----- Source excerpt

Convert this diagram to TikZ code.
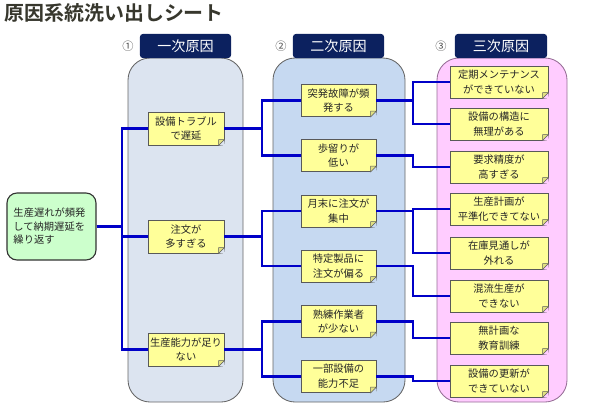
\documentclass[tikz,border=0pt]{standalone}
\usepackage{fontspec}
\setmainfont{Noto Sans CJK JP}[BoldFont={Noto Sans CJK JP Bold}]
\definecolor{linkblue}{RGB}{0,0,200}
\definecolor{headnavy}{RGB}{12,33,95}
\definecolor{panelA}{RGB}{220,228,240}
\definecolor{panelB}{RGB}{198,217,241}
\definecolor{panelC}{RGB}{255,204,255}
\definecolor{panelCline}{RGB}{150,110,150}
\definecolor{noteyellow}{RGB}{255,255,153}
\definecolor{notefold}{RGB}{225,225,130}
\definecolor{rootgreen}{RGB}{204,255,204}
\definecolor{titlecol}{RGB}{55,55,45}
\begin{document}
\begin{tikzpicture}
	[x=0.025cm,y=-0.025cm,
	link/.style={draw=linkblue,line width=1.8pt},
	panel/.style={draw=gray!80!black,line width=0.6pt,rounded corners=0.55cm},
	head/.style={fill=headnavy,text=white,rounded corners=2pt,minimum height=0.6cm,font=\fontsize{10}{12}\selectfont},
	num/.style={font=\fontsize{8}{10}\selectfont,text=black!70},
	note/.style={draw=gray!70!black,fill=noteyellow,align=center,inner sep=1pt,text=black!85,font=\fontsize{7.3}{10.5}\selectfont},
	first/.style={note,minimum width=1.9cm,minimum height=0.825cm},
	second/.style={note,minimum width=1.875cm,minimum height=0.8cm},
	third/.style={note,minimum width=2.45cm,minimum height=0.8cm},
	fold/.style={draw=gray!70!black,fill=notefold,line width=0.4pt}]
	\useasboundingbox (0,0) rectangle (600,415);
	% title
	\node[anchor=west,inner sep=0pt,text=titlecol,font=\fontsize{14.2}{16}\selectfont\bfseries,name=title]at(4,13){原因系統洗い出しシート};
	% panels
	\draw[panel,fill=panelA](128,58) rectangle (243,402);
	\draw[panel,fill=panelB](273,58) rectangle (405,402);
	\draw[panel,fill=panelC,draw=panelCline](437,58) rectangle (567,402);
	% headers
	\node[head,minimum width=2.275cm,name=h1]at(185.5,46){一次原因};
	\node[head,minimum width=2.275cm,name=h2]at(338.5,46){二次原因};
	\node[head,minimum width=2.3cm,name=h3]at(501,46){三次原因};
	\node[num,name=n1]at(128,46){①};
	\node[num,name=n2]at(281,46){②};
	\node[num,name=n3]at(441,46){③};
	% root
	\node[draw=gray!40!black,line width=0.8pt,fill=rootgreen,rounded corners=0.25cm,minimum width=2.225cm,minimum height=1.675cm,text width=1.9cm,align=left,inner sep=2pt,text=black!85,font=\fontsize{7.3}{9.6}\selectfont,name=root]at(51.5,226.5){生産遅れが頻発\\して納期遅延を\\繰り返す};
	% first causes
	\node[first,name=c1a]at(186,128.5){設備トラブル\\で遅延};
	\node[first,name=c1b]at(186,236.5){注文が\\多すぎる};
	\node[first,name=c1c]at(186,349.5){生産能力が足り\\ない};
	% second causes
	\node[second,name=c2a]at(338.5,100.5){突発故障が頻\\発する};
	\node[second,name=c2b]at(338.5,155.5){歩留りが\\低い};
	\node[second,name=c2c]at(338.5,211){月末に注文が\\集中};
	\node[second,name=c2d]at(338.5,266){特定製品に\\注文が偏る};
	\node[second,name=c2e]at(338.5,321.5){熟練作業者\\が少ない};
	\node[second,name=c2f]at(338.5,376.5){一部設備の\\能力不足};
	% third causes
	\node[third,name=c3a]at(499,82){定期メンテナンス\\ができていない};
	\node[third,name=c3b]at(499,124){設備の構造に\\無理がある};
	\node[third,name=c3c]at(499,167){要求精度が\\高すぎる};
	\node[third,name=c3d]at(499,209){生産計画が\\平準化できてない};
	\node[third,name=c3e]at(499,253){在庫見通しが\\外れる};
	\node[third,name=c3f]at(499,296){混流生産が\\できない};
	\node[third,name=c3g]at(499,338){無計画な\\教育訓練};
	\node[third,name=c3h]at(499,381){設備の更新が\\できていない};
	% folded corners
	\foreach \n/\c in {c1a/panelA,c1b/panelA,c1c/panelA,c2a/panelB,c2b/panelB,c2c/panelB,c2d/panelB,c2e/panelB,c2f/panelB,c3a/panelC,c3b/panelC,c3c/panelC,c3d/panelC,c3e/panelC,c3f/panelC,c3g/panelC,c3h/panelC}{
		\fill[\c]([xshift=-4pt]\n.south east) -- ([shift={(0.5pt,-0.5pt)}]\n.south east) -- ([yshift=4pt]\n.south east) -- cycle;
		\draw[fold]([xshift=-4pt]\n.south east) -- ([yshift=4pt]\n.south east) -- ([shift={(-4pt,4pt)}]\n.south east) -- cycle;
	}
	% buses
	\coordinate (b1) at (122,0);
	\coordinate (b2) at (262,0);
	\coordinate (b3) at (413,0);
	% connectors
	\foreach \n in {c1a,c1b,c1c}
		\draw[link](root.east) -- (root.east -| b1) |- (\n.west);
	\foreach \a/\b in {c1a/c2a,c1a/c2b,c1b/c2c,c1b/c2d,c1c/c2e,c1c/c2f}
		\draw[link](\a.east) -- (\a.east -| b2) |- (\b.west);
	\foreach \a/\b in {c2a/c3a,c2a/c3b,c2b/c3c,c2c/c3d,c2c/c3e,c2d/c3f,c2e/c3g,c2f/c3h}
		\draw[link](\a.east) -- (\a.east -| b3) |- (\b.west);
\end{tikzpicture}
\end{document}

----------

◆ Task to carry out: Transcribe the listing above verbatim. Omit the pictures.

◆ Exercise response:
Convert this diagram to TikZ code.
\documentclass[tikz,border=0pt]{standalone}
\usepackage{fontspec}
\setmainfont{Noto Sans CJK JP}[BoldFont={Noto Sans CJK JP Bold}]
\definecolor{linkblue}{RGB}{0,0,200}
\definecolor{headnavy}{RGB}{12,33,95}
\definecolor{panelA}{RGB}{220,228,240}
\definecolor{panelB}{RGB}{198,217,241}
\definecolor{panelC}{RGB}{255,204,255}
\definecolor{panelCline}{RGB}{150,110,150}
\definecolor{noteyellow}{RGB}{255,255,153}
\definecolor{notefold}{RGB}{225,225,130}
\definecolor{rootgreen}{RGB}{204,255,204}
\definecolor{titlecol}{RGB}{55,55,45}
\begin{document}
\begin{tikzpicture}
	[x=0.025cm,y=-0.025cm,
	link/.style={draw=linkblue,line width=1.8pt},
	panel/.style={draw=gray!80!black,line width=0.6pt,rounded corners=0.55cm},
	head/.style={fill=headnavy,text=white,rounded corners=2pt,minimum height=0.6cm,font=\fontsize{10}{12}\selectfont},
	num/.style={font=\fontsize{8}{10}\selectfont,text=black!70},
	note/.style={draw=gray!70!black,fill=noteyellow,align=center,inner sep=1pt,text=black!85,font=\fontsize{7.3}{10.5}\selectfont},
	first/.style={note,minimum width=1.9cm,minimum height=0.825cm},
	second/.style={note,minimum width=1.875cm,minimum height=0.8cm},
	third/.style={note,minimum width=2.45cm,minimum height=0.8cm},
	fold/.style={draw=gray!70!black,fill=notefold,line width=0.4pt}]
	\useasboundingbox (0,0) rectangle (600,415);
	% title
	\node[anchor=west,inner sep=0pt,text=titlecol,font=\fontsize{14.2}{16}\selectfont\bfseries,name=title]at(4,13){原因系統洗い出しシート};
	% panels
	\draw[panel,fill=panelA](128,58) rectangle (243,402);
	\draw[panel,fill=panelB](273,58) rectangle (405,402);
	\draw[panel,fill=panelC,draw=panelCline](437,58) rectangle (567,402);
	% headers
	\node[head,minimum width=2.275cm,name=h1]at(185.5,46){一次原因};
	\node[head,minimum width=2.275cm,name=h2]at(338.5,46){二次原因};
	\node[head,minimum width=2.3cm,name=h3]at(501,46){三次原因};
	\node[num,name=n1]at(128,46){①};
	\node[num,name=n2]at(281,46){②};
	\node[num,name=n3]at(441,46){③};
	% root
	\node[draw=gray!40!black,line width=0.8pt,fill=rootgreen,rounded corners=0.25cm,minimum width=2.225cm,minimum height=1.675cm,text width=1.9cm,align=left,inner sep=2pt,text=black!85,font=\fontsize{7.3}{9.6}\selectfont,name=root]at(51.5,226.5){生産遅れが頻発\\して納期遅延を\\繰り返す};
	% first causes
	\node[first,name=c1a]at(186,128.5){設備トラブル\\で遅延};
	\node[first,name=c1b]at(186,236.5){注文が\\多すぎる};
	\node[first,name=c1c]at(186,349.5){生産能力が足り\\ない};
	% second causes
	\node[second,name=c2a]at(338.5,100.5){突発故障が頻\\発する};
	\node[second,name=c2b]at(338.5,155.5){歩留りが\\低い};
	\node[second,name=c2c]at(338.5,211){月末に注文が\\集中};
	\node[second,name=c2d]at(338.5,266){特定製品に\\注文が偏る};
	\node[second,name=c2e]at(338.5,321.5){熟練作業者\\が少ない};
	\node[second,name=c2f]at(338.5,376.5){一部設備の\\能力不足};
	% third causes
	\node[third,name=c3a]at(499,82){定期メンテナンス\\ができていない};
	\node[third,name=c3b]at(499,124){設備の構造に\\無理がある};
	\node[third,name=c3c]at(499,167){要求精度が\\高すぎる};
	\node[third,name=c3d]at(499,209){生産計画が\\平準化できてない};
	\node[third,name=c3e]at(499,253){在庫見通しが\\外れる};
	\node[third,name=c3f]at(499,296){混流生産が\\できない};
	\node[third,name=c3g]at(499,338){無計画な\\教育訓練};
	\node[third,name=c3h]at(499,381){設備の更新が\\できていない};
	% folded corners
	\foreach \n/\c in {c1a/panelA,c1b/panelA,c1c/panelA,c2a/panelB,c2b/panelB,c2c/panelB,c2d/panelB,c2e/panelB,c2f/panelB,c3a/panelC,c3b/panelC,c3c/panelC,c3d/panelC,c3e/panelC,c3f/panelC,c3g/panelC,c3h/panelC}{
		\fill[\c]([xshift=-4pt]\n.south east) -- ([shift={(0.5pt,-0.5pt)}]\n.south east) -- ([yshift=4pt]\n.south east) -- cycle;
		\draw[fold]([xshift=-4pt]\n.south east) -- ([yshift=4pt]\n.south east) -- ([shift={(-4pt,4pt)}]\n.south east) -- cycle;
	}
	% buses
	\coordinate (b1) at (122,0);
	\coordinate (b2) at (262,0);
	\coordinate (b3) at (413,0);
	% connectors
	\foreach \n in {c1a,c1b,c1c}
		\draw[link](root.east) -- (root.east -| b1) |- (\n.west);
	\foreach \a/\b in {c1a/c2a,c1a/c2b,c1b/c2c,c1b/c2d,c1c/c2e,c1c/c2f}
		\draw[link](\a.east) -- (\a.east -| b2) |- (\b.west);
	\foreach \a/\b in {c2a/c3a,c2a/c3b,c2b/c3c,c2c/c3d,c2c/c3e,c2d/c3f,c2e/c3g,c2f/c3h}
		\draw[link](\a.east) -- (\a.east -| b3) |- (\b.west);
\end{tikzpicture}
\end{document}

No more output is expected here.